==== DATA BLOCK ====
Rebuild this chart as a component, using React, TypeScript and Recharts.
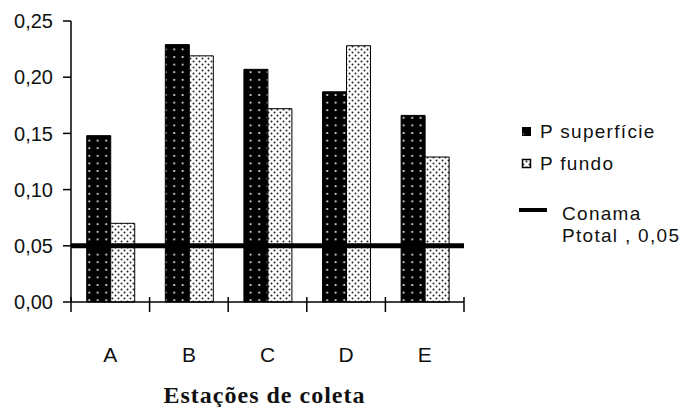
import { BarChart, Bar, XAxis, YAxis, ReferenceLine, Label } from "recharts";

const stations = ["A", "B", "C", "D", "E"];
const pSuperficie = [0.148, 0.229, 0.207, 0.187, 0.166];
const pFundo = [0.07, 0.219, 0.172, 0.228, 0.129];
const conamaLimit = 0.05;
const yTicks = [0, 0.05, 0.1, 0.15, 0.2, 0.25];

const data = stations.map((station, i) => ({
  station,
  superficie: pSuperficie[i],
  fundo: pFundo[i],
}));

const WIDTH = 686;
const HEIGHT = 407;
const MARGIN = { top: 21, right: 222, bottom: 0, left: 0 };
const Y_AXIS_W = 71;
const X_AXIS_H = 105;
const BAND = (WIDTH - MARGIN.right - MARGIN.left - Y_AXIS_W) / stations.length;

const SANS = "'Liberation Sans', Arial, sans-serif";
const SERIF = "'Liberation Serif', 'Times New Roman', serif";

// category ticks sit on the band boundaries, labels in the middle
function StationTick(props: any) {
  const { x, y, payload, index } = props;
  const left = x - BAND / 2;
  return (
    <g>
      <line x1={left} x2={left} y1={y - 5} y2={y + 10} stroke="#000" strokeWidth={1.5} />
      {index === stations.length - 1 && (
        <line x1={x + BAND / 2} x2={x + BAND / 2} y1={y - 5} y2={y + 10} stroke="#000" strokeWidth={1.5} />
      )}
      <text x={x} y={y + 60} textAnchor="middle" fontFamily={SANS} fontSize={21} fill="#111">
        {payload.value}
      </text>
    </g>
  );
}

function LegendBox() {
  const text = { fontFamily: SANS, fontSize: 19, letterSpacing: 1.3, fill: "#111" };
  return (
    <svg width={176} height={140} style={{ position: "absolute", left: 510, top: 115 }}>
      <rect x={12.5} y={12.5} width={8} height={8} fill="url(#dotsOnBlack)" stroke="#000" />
      <text x={30} y={23} {...text}>P superfície</text>
      <rect x={12.5} y={44.5} width={8} height={8} fill="url(#dotsOnWhite)" stroke="#000" strokeWidth={1.5} />
      <text x={30} y={55} {...text}>P fundo</text>
      <line x1={9} x2={37} y1={95} y2={95} stroke="#000" strokeWidth={4} />
      <text x={52} y={105} {...text}>Conama</text>
      <text x={52} y={127} {...text}>Ptotal , 0,05</text>
    </svg>
  );
}

export default function App() {
  return (
    <div style={{ position: "absolute", left: 0, top: 0, width: WIDTH, height: HEIGHT, background: "#fff" }}>
      <BarChart width={WIDTH} height={HEIGHT} data={data} margin={MARGIN} barCategoryGap="20%" barGap={0}>
        <defs>
          <pattern id="dotsOnBlack" width={8.5} height={7.6} patternUnits="userSpaceOnUse">
            <rect width={8.5} height={7.6} fill="#000" />
            <circle cx={4.2} cy={3.8} r={1} fill="#fff" />
          </pattern>
          <pattern id="dotsOnWhite" width={6} height={6} patternUnits="userSpaceOnUse">
            <rect width={6} height={6} fill="#fff" />
            <circle cx={1.5} cy={1.5} r={1} fill="#222" />
            <circle cx={4.5} cy={4.5} r={1} fill="#222" />
          </pattern>
        </defs>
        <XAxis
          dataKey="station"
          height={X_AXIS_H}
          axisLine={{ stroke: "#000", strokeWidth: 1.5 }}
          tickLine={false}
          tickSize={0}
          tickMargin={0}
          tick={<StationTick />}
          interval={0}
        >
          <Label
            content={({ viewBox }: any) => (
              <text
                x={viewBox.x + viewBox.width / 2 - 3}
                y={viewBox.y + 101}
                textAnchor="middle"
                fontFamily={SERIF}
                fontWeight="bold"
                fontSize={24}
                letterSpacing={1}
                fill="#111"
              >
                Estações de coleta
              </text>
            )}
          />
        </XAxis>
        <YAxis
          width={Y_AXIS_W}
          domain={[0, 0.25]}
          ticks={yTicks}
          interval={0}
          axisLine={{ stroke: "#000", strokeWidth: 1.5 }}
          tickLine={{ stroke: "#000", strokeWidth: 1.5 }}
          tickSize={8}
          tickMargin={10}
          tickFormatter={(v: number) => v.toFixed(2).replace(".", ",")}
          tick={{ fontFamily: SANS, fontSize: 20, fill: "#111" }}
        />
        <Bar dataKey="superficie" name="P superfície" fill="url(#dotsOnBlack)" stroke="#000" strokeWidth={1} isAnimationActive={false} />
        <Bar dataKey="fundo" name="P fundo" fill="url(#dotsOnWhite)" stroke="#000" strokeWidth={1} isAnimationActive={false} />
        <ReferenceLine y={conamaLimit} stroke="#000" strokeWidth={5} />
      </BarChart>
      <LegendBox />
    </div>
  );
}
====
Print out the lines exactly, skipping any picture.

• **TASK ANSWER**
Rebuild this chart as a component, using React, TypeScript and Recharts.
import { BarChart, Bar, XAxis, YAxis, ReferenceLine, Label } from "recharts";

const stations = ["A", "B", "C", "D", "E"];
const pSuperficie = [0.148, 0.229, 0.207, 0.187, 0.166];
const pFundo = [0.07, 0.219, 0.172, 0.228, 0.129];
const conamaLimit = 0.05;
const yTicks = [0, 0.05, 0.1, 0.15, 0.2, 0.25];

const data = stations.map((station, i) => ({
  station,
  superficie: pSuperficie[i],
  fundo: pFundo[i],
}));

const WIDTH = 686;
const HEIGHT = 407;
const MARGIN = { top: 21, right: 222, bottom: 0, left: 0 };
const Y_AXIS_W = 71;
const X_AXIS_H = 105;
const BAND = (WIDTH - MARGIN.right - MARGIN.left - Y_AXIS_W) / stations.length;

const SANS = "'Liberation Sans', Arial, sans-serif";
const SERIF = "'Liberation Serif', 'Times New Roman', serif";

// category ticks sit on the band boundaries, labels in the middle
function StationTick(props: any) {
  const { x, y, payload, index } = props;
  const left = x - BAND / 2;
  return (
    <g>
      <line x1={left} x2={left} y1={y - 5} y2={y + 10} stroke="#000" strokeWidth={1.5} />
      {index === stations.length - 1 && (
        <line x1={x + BAND / 2} x2={x + BAND / 2} y1={y - 5} y2={y + 10} stroke="#000" strokeWidth={1.5} />
      )}
      <text x={x} y={y + 60} textAnchor="middle" fontFamily={SANS} fontSize={21} fill="#111">
        {payload.value}
      </text>
    </g>
  );
}

function LegendBox() {
  const text = { fontFamily: SANS, fontSize: 19, letterSpacing: 1.3, fill: "#111" };
  return (
    <svg width={176} height={140} style={{ position: "absolute", left: 510, top: 115 }}>
      <rect x={12.5} y={12.5} width={8} height={8} fill="url(#dotsOnBlack)" stroke="#000" />
      <text x={30} y={23} {...text}>P superfície</text>
      <rect x={12.5} y={44.5} width={8} height={8} fill="url(#dotsOnWhite)" stroke="#000" strokeWidth={1.5} />
      <text x={30} y={55} {...text}>P fundo</text>
      <line x1={9} x2={37} y1={95} y2={95} stroke="#000" strokeWidth={4} />
      <text x={52} y={105} {...text}>Conama</text>
      <text x={52} y={127} {...text}>Ptotal , 0,05</text>
    </svg>
  );
}

export default function App() {
  return (
    <div style={{ position: "absolute", left: 0, top: 0, width: WIDTH, height: HEIGHT, background: "#fff" }}>
      <BarChart width={WIDTH} height={HEIGHT} data={data} margin={MARGIN} barCategoryGap="20%" barGap={0}>
        <defs>
          <pattern id="dotsOnBlack" width={8.5} height={7.6} patternUnits="userSpaceOnUse">
            <rect width={8.5} height={7.6} fill="#000" />
            <circle cx={4.2} cy={3.8} r={1} fill="#fff" />
          </pattern>
          <pattern id="dotsOnWhite" width={6} height={6} patternUnits="userSpaceOnUse">
            <rect width={6} height={6} fill="#fff" />
            <circle cx={1.5} cy={1.5} r={1} fill="#222" />
            <circle cx={4.5} cy={4.5} r={1} fill="#222" />
          </pattern>
        </defs>
        <XAxis
          dataKey="station"
          height={X_AXIS_H}
          axisLine={{ stroke: "#000", strokeWidth: 1.5 }}
          tickLine={false}
          tickSize={0}
          tickMargin={0}
          tick={<StationTick />}
          interval={0}
        >
          <Label
            content={({ viewBox }: any) => (
              <text
                x={viewBox.x + viewBox.width / 2 - 3}
                y={viewBox.y + 101}
                textAnchor="middle"
                fontFamily={SERIF}
                fontWeight="bold"
                fontSize={24}
                letterSpacing={1}
                fill="#111"
              >
                Estações de coleta
              </text>
            )}
          />
        </XAxis>
        <YAxis
          width={Y_AXIS_W}
          domain={[0, 0.25]}
          ticks={yTicks}
          interval={0}
          axisLine={{ stroke: "#000", strokeWidth: 1.5 }}
          tickLine={{ stroke: "#000", strokeWidth: 1.5 }}
          tickSize={8}
          tickMargin={10}
          tickFormatter={(v: number) => v.toFixed(2).replace(".", ",")}
          tick={{ fontFamily: SANS, fontSize: 20, fill: "#111" }}
        />
        <Bar dataKey="superficie" name="P superfície" fill="url(#dotsOnBlack)" stroke="#000" strokeWidth={1} isAnimationActive={false} />
        <Bar dataKey="fundo" name="P fundo" fill="url(#dotsOnWhite)" stroke="#000" strokeWidth={1} isAnimationActive={false} />
        <ReferenceLine y={conamaLimit} stroke="#000" strokeWidth={5} />
      </BarChart>
      <LegendBox />
    </div>
  );
}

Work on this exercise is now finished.